REQUIRED TASK: Drop the pictures and give back word for word the lines from the line holding "Reproduce this chart" to the line holding "import seaborn as sns", both included.

TASK MATERIAL:

------------------------------------

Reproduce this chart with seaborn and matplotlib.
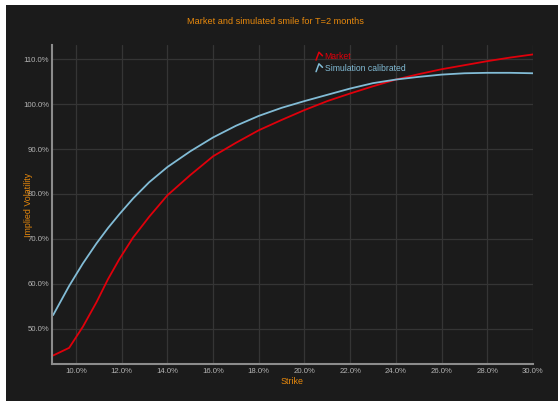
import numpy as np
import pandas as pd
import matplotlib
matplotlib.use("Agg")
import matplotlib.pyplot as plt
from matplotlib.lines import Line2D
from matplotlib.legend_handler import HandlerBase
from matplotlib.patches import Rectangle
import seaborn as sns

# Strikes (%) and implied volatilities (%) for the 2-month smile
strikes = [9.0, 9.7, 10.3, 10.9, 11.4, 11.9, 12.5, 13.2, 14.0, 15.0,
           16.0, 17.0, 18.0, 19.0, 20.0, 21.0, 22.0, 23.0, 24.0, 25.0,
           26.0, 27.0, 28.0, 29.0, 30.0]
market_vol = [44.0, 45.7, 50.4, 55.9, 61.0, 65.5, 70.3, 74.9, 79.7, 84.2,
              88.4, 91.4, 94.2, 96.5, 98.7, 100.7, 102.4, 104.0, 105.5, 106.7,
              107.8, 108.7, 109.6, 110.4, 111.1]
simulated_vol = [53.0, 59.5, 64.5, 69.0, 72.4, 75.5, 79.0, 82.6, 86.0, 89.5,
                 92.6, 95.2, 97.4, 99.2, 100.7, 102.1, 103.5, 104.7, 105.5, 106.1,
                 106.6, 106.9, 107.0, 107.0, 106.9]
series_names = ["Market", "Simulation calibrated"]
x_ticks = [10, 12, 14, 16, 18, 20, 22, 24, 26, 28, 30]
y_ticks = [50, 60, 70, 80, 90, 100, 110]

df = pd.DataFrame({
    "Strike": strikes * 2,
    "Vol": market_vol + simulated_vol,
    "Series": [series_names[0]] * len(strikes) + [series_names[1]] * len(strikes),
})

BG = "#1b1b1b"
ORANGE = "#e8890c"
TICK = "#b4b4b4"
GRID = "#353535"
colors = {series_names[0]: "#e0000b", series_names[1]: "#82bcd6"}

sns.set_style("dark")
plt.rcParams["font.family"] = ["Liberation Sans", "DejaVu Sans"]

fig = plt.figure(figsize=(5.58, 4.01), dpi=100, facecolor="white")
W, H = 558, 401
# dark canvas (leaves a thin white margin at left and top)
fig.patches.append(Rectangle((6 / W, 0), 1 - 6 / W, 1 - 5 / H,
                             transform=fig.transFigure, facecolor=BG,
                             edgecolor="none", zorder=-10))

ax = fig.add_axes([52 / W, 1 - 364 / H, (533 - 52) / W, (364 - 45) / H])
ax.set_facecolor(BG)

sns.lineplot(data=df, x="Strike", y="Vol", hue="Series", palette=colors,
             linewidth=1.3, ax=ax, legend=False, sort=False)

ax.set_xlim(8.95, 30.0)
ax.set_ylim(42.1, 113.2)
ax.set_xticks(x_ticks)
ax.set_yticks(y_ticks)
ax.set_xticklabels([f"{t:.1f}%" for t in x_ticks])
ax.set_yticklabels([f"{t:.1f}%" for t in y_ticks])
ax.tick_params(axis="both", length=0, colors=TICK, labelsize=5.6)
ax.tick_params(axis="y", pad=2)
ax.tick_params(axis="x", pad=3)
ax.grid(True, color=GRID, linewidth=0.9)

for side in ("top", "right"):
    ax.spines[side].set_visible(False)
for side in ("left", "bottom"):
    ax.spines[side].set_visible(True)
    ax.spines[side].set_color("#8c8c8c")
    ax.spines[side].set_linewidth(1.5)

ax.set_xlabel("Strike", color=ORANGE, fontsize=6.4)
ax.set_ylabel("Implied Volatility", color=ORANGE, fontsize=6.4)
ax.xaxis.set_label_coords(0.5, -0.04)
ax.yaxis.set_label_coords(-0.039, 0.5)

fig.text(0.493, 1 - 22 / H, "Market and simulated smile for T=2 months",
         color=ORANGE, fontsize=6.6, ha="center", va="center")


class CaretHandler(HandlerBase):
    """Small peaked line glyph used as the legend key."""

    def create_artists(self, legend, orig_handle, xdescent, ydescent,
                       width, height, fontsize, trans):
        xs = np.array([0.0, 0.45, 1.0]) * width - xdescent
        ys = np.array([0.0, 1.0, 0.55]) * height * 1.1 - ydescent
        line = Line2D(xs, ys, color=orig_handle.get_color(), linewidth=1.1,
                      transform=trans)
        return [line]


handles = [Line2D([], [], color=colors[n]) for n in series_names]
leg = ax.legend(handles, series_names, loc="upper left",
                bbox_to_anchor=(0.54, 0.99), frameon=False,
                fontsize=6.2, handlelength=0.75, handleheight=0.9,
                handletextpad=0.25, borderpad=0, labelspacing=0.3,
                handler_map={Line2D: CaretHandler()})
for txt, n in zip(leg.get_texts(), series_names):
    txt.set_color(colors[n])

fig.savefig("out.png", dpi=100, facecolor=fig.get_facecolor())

------------------------------------

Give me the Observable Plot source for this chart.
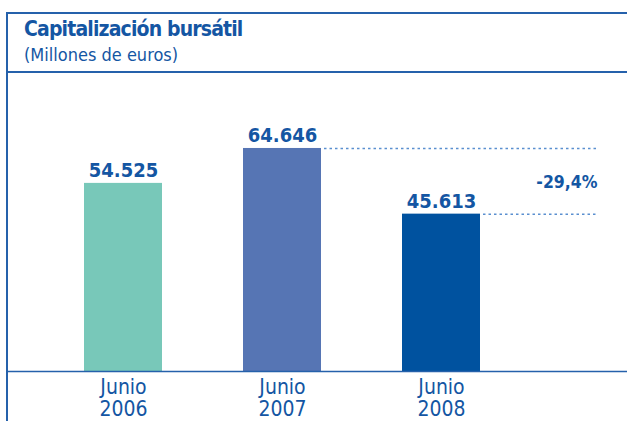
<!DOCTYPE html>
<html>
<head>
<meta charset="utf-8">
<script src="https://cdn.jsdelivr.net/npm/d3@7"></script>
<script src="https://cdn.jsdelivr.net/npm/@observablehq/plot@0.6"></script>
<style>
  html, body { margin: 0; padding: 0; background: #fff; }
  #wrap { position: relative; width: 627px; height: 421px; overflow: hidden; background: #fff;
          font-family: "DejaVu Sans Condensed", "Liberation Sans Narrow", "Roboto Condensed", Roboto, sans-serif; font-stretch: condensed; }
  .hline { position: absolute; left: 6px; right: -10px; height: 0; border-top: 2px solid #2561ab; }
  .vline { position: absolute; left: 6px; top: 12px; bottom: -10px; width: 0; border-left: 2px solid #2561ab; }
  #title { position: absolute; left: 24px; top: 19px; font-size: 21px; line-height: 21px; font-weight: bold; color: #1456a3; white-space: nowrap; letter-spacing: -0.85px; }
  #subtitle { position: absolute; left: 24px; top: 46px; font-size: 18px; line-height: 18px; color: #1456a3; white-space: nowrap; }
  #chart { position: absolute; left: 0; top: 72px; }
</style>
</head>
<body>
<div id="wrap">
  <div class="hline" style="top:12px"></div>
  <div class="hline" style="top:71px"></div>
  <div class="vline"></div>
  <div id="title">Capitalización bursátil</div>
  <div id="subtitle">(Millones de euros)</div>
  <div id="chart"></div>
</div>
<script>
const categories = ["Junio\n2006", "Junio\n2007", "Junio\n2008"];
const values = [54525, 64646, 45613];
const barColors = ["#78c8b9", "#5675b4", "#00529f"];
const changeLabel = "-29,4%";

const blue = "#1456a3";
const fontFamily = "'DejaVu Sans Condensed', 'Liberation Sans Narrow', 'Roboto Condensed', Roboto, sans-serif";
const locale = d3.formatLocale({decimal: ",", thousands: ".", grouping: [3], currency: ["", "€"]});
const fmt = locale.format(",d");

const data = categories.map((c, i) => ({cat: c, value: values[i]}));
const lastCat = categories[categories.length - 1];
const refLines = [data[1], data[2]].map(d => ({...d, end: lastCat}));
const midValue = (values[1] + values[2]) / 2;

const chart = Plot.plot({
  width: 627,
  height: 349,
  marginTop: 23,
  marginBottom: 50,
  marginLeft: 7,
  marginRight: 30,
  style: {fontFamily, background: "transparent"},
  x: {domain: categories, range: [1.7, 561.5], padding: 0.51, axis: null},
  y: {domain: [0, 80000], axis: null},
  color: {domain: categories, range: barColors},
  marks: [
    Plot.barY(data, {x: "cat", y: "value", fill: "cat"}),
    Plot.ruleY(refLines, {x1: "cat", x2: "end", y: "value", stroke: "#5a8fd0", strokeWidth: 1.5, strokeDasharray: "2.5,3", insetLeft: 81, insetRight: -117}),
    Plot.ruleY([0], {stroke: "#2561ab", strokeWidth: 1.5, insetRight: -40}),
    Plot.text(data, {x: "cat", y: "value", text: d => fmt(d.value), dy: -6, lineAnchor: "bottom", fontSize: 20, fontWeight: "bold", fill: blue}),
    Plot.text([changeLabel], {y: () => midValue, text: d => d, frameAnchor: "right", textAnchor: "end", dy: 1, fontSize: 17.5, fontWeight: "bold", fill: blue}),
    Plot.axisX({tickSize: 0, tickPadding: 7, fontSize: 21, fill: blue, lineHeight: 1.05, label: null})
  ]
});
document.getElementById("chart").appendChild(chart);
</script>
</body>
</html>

------------------------------------

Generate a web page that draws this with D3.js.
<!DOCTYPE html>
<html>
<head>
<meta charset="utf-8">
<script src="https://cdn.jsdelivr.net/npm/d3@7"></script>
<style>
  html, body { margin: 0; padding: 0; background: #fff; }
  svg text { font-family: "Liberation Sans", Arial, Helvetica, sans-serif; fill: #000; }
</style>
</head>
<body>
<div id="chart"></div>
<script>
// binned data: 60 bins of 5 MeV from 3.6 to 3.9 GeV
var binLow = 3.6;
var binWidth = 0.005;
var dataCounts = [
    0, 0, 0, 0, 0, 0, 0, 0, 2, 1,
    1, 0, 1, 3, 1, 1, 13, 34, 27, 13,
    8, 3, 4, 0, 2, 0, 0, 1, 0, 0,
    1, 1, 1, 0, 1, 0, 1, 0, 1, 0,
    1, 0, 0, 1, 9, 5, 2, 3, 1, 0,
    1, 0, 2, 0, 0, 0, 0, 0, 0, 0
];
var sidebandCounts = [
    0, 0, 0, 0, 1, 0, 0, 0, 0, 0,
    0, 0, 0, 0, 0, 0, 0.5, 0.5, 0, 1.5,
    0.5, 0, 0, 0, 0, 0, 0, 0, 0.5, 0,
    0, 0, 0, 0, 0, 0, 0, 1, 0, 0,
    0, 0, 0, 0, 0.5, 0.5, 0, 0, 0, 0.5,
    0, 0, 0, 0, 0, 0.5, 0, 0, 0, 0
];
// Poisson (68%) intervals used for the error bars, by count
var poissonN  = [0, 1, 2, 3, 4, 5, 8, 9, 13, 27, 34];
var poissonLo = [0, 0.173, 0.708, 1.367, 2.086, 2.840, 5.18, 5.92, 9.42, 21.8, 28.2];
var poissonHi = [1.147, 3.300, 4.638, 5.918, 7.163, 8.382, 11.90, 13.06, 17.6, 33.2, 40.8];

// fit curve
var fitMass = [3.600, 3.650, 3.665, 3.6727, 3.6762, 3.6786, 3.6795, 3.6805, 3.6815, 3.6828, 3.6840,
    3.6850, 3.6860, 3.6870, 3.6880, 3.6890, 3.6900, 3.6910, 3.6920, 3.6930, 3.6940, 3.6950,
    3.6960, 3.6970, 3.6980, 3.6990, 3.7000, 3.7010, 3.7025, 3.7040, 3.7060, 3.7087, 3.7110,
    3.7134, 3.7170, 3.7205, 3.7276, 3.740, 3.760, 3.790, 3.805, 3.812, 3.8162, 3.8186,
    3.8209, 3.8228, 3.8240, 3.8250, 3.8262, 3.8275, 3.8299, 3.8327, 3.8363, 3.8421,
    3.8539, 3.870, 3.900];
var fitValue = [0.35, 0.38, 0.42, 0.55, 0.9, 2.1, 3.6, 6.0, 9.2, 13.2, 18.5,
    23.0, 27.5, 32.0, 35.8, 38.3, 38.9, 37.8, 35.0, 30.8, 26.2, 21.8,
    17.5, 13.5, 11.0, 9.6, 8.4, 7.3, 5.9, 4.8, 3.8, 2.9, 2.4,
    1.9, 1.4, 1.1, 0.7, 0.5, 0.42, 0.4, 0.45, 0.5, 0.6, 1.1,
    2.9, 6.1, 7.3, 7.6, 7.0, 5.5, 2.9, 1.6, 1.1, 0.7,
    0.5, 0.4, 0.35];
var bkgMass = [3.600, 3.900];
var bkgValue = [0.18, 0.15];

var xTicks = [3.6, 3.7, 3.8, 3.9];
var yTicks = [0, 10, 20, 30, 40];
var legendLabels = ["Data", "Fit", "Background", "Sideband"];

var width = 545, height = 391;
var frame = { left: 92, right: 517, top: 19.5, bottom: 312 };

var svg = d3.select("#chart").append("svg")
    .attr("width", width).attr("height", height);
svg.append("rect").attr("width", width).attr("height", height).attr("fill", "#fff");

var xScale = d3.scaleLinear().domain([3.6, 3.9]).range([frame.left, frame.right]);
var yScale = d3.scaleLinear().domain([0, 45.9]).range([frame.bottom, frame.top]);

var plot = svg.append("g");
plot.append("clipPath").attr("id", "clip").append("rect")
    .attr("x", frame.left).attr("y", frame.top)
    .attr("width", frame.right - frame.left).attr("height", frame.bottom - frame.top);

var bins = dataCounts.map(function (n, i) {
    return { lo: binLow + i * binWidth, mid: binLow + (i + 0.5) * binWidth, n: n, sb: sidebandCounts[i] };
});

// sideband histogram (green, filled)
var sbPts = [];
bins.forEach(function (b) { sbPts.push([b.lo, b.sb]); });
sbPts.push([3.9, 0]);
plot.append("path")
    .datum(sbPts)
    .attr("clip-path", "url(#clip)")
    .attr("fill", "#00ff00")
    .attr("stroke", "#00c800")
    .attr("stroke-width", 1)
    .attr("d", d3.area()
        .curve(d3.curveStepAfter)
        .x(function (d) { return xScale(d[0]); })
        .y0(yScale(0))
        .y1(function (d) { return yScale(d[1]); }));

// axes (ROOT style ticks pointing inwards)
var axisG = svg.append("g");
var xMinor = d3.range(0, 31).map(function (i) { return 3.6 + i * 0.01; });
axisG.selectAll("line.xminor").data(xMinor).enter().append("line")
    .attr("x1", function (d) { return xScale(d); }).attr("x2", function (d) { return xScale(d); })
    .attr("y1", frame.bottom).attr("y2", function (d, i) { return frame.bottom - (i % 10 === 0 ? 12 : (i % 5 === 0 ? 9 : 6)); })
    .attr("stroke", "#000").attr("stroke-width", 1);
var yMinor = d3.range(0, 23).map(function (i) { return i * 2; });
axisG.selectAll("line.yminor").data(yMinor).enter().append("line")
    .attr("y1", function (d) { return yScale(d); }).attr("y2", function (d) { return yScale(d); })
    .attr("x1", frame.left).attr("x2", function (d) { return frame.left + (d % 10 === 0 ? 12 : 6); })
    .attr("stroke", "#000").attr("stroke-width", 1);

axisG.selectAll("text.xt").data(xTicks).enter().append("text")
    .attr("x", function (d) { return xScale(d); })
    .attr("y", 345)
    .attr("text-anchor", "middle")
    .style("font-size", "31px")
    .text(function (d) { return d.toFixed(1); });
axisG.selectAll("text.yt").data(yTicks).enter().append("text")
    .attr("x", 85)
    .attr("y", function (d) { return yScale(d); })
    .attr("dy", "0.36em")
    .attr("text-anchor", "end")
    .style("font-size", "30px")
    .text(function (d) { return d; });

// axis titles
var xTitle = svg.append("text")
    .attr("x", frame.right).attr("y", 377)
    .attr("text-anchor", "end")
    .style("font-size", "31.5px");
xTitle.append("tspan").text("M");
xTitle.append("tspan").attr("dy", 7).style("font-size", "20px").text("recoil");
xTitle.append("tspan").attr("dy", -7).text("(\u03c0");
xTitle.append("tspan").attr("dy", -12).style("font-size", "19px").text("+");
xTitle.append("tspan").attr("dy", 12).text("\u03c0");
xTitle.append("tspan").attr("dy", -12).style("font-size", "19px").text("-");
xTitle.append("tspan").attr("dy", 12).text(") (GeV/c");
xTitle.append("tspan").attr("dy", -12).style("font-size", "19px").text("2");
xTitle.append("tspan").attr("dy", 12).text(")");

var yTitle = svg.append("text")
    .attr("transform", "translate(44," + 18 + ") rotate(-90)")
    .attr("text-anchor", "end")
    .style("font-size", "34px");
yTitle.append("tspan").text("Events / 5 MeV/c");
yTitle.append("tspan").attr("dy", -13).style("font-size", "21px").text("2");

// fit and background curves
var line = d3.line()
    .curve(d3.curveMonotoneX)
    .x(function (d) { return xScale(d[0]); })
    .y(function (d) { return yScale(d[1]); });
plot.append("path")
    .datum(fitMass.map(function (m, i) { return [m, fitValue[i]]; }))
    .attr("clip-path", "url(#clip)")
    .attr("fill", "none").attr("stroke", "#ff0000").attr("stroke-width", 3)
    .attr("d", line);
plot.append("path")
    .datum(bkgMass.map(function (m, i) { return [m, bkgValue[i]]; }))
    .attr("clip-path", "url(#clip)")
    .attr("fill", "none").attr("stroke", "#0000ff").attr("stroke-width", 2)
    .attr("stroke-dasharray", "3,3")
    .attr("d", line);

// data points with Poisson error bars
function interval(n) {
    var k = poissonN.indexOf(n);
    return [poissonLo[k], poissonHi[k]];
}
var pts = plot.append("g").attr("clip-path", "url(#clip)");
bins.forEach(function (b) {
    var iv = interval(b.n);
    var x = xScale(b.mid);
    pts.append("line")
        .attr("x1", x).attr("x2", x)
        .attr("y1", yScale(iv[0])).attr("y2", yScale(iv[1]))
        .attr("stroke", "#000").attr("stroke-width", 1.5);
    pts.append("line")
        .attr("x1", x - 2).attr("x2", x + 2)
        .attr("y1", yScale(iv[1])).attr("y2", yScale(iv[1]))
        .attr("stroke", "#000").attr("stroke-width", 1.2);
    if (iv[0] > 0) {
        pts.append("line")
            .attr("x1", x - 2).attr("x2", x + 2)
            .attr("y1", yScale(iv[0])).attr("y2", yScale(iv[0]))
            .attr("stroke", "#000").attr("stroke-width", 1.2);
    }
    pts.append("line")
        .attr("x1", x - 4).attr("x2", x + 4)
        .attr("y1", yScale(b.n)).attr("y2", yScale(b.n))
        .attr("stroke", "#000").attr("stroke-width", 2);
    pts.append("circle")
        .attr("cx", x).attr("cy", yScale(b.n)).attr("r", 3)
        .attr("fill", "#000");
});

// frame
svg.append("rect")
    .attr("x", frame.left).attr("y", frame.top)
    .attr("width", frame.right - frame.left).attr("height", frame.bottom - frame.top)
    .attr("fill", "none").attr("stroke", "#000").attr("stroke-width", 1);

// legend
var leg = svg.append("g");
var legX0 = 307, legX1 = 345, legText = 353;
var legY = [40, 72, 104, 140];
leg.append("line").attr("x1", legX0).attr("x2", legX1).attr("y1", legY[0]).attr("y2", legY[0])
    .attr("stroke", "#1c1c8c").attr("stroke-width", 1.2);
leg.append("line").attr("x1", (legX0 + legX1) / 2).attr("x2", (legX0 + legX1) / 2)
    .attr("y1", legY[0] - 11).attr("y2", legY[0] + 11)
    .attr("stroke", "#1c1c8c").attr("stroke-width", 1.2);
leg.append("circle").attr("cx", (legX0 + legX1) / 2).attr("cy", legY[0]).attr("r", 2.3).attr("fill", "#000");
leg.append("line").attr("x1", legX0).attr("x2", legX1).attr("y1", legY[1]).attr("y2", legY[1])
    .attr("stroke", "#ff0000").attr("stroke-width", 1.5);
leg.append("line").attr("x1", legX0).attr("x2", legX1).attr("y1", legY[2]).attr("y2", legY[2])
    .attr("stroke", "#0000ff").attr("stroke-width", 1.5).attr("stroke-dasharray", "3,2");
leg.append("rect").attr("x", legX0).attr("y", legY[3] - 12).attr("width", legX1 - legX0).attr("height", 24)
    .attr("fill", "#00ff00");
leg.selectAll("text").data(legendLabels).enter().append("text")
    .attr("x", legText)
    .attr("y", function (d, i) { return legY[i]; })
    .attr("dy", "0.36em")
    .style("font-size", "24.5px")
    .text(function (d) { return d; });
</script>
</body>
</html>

------------------------------------

ANSWER FOR THIS EXERCISE:
Reproduce this chart with seaborn and matplotlib.
import numpy as np
import pandas as pd
import matplotlib
matplotlib.use("Agg")
import matplotlib.pyplot as plt
from matplotlib.lines import Line2D
from matplotlib.legend_handler import HandlerBase
from matplotlib.patches import Rectangle
import seaborn as sns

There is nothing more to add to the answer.